UN report gives rise to protests

The EINUB report that contains serious charges against Burundi government has triggered protests in the streets of the capital. Is the reaction a result of dignity or fear?

The population of Bujumbura participated in demonstrations against the EINUB report.

The population of Bujumbura participated in demonstrations against the EINUB report.

The report of the United Nations Independent investigation on Burundi (EINUB), which deals with violations and abuses of human rights committed from 15 April 2015 to 30 June 2016, puts Burundi’s government in a sticky situation. The UN experts said, “serious violations of human rights have been and are committed mostly by government officials and those connected to them.” These serious violations, they say, are systematic and constant and impunity is rampant. “Some of these serious violations of human rights constitute crimes against humanity. For this, the report calls for independent international judicial proceedings to bring the alleged perpetrators to justice.”

The Government rejected the report it described as “biased”. According to Willy Nyamitwe, Senior Communication Advisor of President Nkurunziza, it is a “report based on cabaret gossips.” He also denounced “bad intentions against Burundi.” And thus, he has already rejected the draft resolution that may be adopted in Geneva against Burundi at the 33rd session of the UN Council of Human Rights.
The population of Bujumbura has been demonstrating, since last week, against the report. Jean-Luc Ndikumwenayo, a Tutsi and symbol of the demonstrations claims to protest just to tell the world that there is no genocide taking place in Burundi.

Resorting to Chapter 7

In the wake of this 33th session of the UN Council of Human Rights, the European Union has initiated a draft resolution on Burundi. If it is adopted, this Friday, September 30, 2016, it provides, among other things, for the establishment of a thorough investigation into human rights violations for a period of one year from April 2015.
The report also calls for the identification of alleged perpetrators and their responsibilities for the crimes committed.
Part of the Burundian civil society welcomed the report of independent experts. It supports their recommendations for establishing a commission of inquiry and having recourse to Chapter VII of the UN Charter for “Action With Respect to Threats to the Peace, Breaches of the Peace, and Acts of Aggression” which allows member states to use all possible means, including economic sanctions and military action, to enforce a U.N. resolution if the government continues to reject the Resolution 2303 and if violations of human rights continue. “We call on the international community to remain focused on the matter and appeal to it to support the preliminary investigation opened by the prosecutor of the International Criminal Court (ICC),” said Armel Niyongere, president of ACAT-Burundi.
Human Rights Watch has also called on all States to support the resolution of Human Rights in favor of a commission of inquiry into the crimes committed in Burundi since April 2015. “HRW fully supports this proposal, since the Burundian judicial system failed to make a credible justice, “said John Fisher, advocacy director in Geneva.

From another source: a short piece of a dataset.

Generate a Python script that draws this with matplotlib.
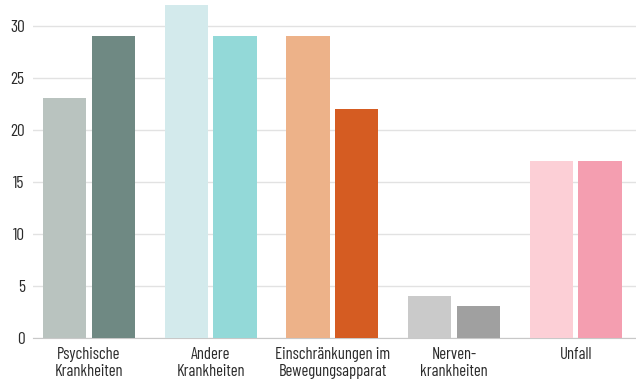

The call to demonstrate against the EINUB report is a self-recognition strategy, but which may not have any effect outside. The best thing is not to attack the reports, which, though biased they may be, according to Bujumbura, reflect some reality on the current governance. Protesting or trying to manipulate the international community will not allow the power to undo the image reflected in these reports. Such ongoing protests may, however, suggest a fear of the power about the decisions of the international community, despite the displayed assurance.

Asking people to demonstrate is a kind of appeal to a deus ex machina against international pressure. It is impossible that the EINUB modifies its report because people, no matter how many they may be, have demonstrated against it. “We will protest until this report is amended,” protesters sometimes chanted.

This local pressure will certainly have repercussions, but not those which protesters expect. Because so far the strategy of the power to reject the reports and pretend to be the victim does not seem to have convinced the international community.

What about Chapter 7?

Chapter 7 of the UN Charter creates the framework in which the Security Council may take coercive measures. It allows the Council to determine “the existence of a threat against peace, breach of peace or act of aggression” and to make recommendations or to resort to military or non-military action “to maintain or restore international peace and security.”
In addition to the complete or partial rupture of economic and diplomatic relations… the board may undertake, by air, maritime or land forces, any necessary action to maintain or restore peace and international security.